A Los Angeles man charges a per-mile rate to walk and talk with customers. Billed as a novel form of social interaction, his business is expanding. He now has five assistant walkers and the service he offers is part of an emerging trend. Like others in what might be called the companionship industry, he’s packaging social connection into something we can buy.
You can now Rent-a-Friend, pay for cuddles, or dine with strangers. It’s only a matter of time until paying for connection in the form of walks, coffee dates or dinners becomes mainstream.
10: Brazil, 9: Kenya, 8: South Africa*, 7: Russia, 6: Canada, 5: The United States of America, 4: Italy, 3: Japan, 2: The United Kingdom, 1: Sweden*.

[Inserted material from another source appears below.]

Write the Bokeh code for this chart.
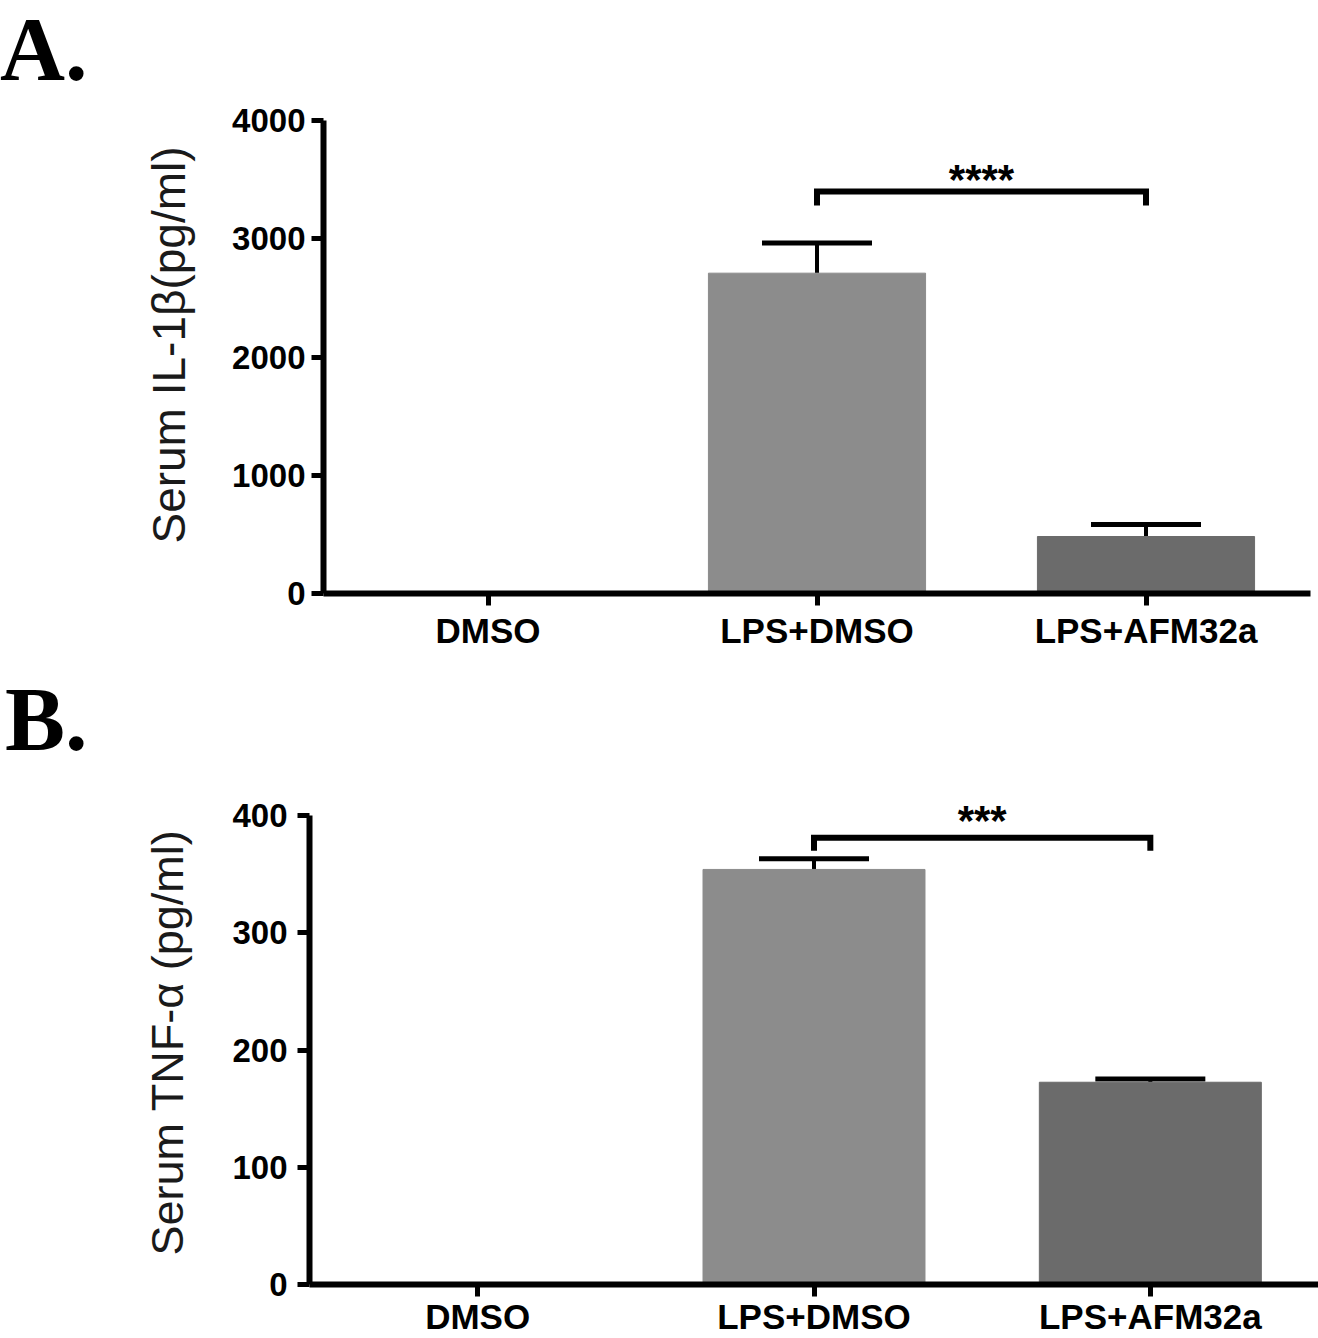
from bokeh.plotting import figure
from bokeh.layouts import column
from bokeh.models import Div, Whisker, TeeHead, ColumnDataSource, FactorRange, Range1d, FixedTicker
from bokeh.embed import file_html
from bokeh.resources import INLINE
from bokeh.core.properties import value

groups = ["DMSO", "LPS+DMSO", "LPS+AFM32a"]
bar_colors = ["#8c8c8c", "#8c8c8c", "#6b6b6b"]

il1b_mean = [0, 2709, 482]
il1b_sem = [0, 255, 101]
il1b_ticks = [0, 1000, 2000, 3000, 4000]
il1b_sig_y = 3400
il1b_sig_drop = 3281
il1b_star_y = 3500
il1b_sig_text = "****"

tnf_mean = [0, 354, 172.5]
tnf_sem = [0, 9.2, 2.8]
tnf_ticks = [0, 100, 200, 300, 400]
tnf_sig_y = 381
tnf_sig_drop = 370
tnf_star_y = 396
tnf_sig_text = "***"

FONT = "Liberation Sans"


def letter_div(text, pad_left):
    html = ('<div style="margin:0;padding:0 0 0 %dpx;font-family:\'Liberation Serif\';'
            'font-weight:bold;font-size:90px;line-height:100px;color:black;'
            'white-space:nowrap;">%s</div>' % (pad_left, text))
    return Div(text=html, width=1318, height=84, margin=0)


def panel(ylabel, means, sems, ticks, y_end, sig_y, sig_drop, star_y, sig_text,
          width, height, left, right, top, bottom, label_standoff, tick_standoff,
          xlabel_standoff, ylabel_size):
    p = figure(x_range=FactorRange(*groups, range_padding=0),
               y_range=Range1d(ticks[0], y_end),
               width=width, height=height,
               min_border_left=left, min_border_right=right,
               min_border_top=top, min_border_bottom=bottom,
               output_backend="svg", toolbar_location=None, tools="")
    p.outline_line_color = None
    p.grid.visible = False

    src = ColumnDataSource(dict(x=groups, top=means, color=bar_colors))
    p.vbar(x="x", top="top", width=0.66, source=src, fill_color="color",
           line_color="color")

    ex = [g for g, s in zip(groups, sems) if s > 0]
    em = [m for m, s in zip(means, sems) if s > 0]
    eu = [m + s for m, s in zip(means, sems) if s > 0]
    esrc = ColumnDataSource(dict(x=ex, lower=em, upper=eu))
    p.add_layout(Whisker(source=esrc, base="x", lower="lower", upper="upper",
                         dimension="height", line_width=4, line_color="black",
                         upper_head=TeeHead(size=110, line_width=5, line_color="black"),
                         lower_head=None))

    # significance bracket
    p.line(x=[groups[1], groups[1], groups[2], groups[2]],
           y=[sig_drop, sig_y, sig_y, sig_drop],
           line_width=6, line_color="black", line_join="miter", line_cap="butt")
    p.text(x=[(groups[1], 0.5)], y=[star_y], text=[sig_text],
           text_font=value(FONT), text_font_style="bold", text_font_size="42px",
           text_align="center", text_baseline="alphabetic", text_color="black")

    for ax in (p.xaxis[0], p.yaxis[0]):
        ax.axis_line_width = 6
        ax.axis_line_color = "black"
        ax.major_tick_line_width = 5
        ax.major_tick_line_color = "black"
        ax.major_tick_in = 0
        ax.major_tick_out = 12
        ax.minor_tick_line_color = None
        ax.major_label_text_font = FONT
        ax.major_label_text_font_style = "bold"
        ax.major_label_text_color = "black"

    p.yaxis.ticker = FixedTicker(ticks=ticks)
    p.yaxis.bounds = (ticks[0], ticks[-1])
    p.yaxis.major_label_text_font_size = "33px"
    p.yaxis.major_label_standoff = tick_standoff
    p.yaxis.axis_label = ylabel
    p.yaxis.axis_label_text_font = FONT
    p.yaxis.axis_label_text_font_style = "normal"
    p.yaxis.axis_label_text_font_size = ylabel_size
    p.yaxis.axis_label_text_color = "#1a1a1a"
    p.yaxis.axis_label_standoff = label_standoff

    p.xaxis.major_label_text_font_size = "35px"
    p.xaxis.major_label_standoff = xlabel_standoff
    return p


pa = panel("Serum IL-1β(pg/ml)", il1b_mean, il1b_sem, il1b_ticks, 4203,
           il1b_sig_y, il1b_sig_drop, il1b_star_y, il1b_sig_text,
           width=1318, height=586, left=323, right=8, top=12, bottom=77,
           label_standoff=34, tick_standoff=6, xlabel_standoff=5, ylabel_size="46px")
pb = panel("Serum TNF-α (pg/ml)", tnf_mean, tnf_sem, tnf_ticks, 412.8,
           tnf_sig_y, tnf_sig_drop, tnf_star_y, tnf_sig_text,
           width=1318, height=584, left=309, right=0, top=46, bottom=53,
           label_standoff=36, tick_standoff=10, xlabel_standoff=0, ylabel_size="45px")

layout = column(letter_div("A.", 0), column(pa), letter_div("B.", 5), column(pb),
                spacing=0)
open("out.html", "w").write(file_html(layout, INLINE))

*South Africa ranks 8th in terms of the world’s loneliest countries with 24% of the population living alone. What is driving this trend? Slowing growth in the housing market has contributed to more people being able to afford to live alone. Additionally, fewer individuals are getting married due to the exorbitant cost of marriage. This leads to an increasing number of individuals living alone as well as single parent households.
*Interestingly, Sweden tops the list due to its stable welfare system. Single occupancy apartments are extremely affordable and plenty of these affordable apartments available, almost one-half of the nation’s population lives alone. According to Statistics Brain, 47% of Swedish households are currently occupied by only one person.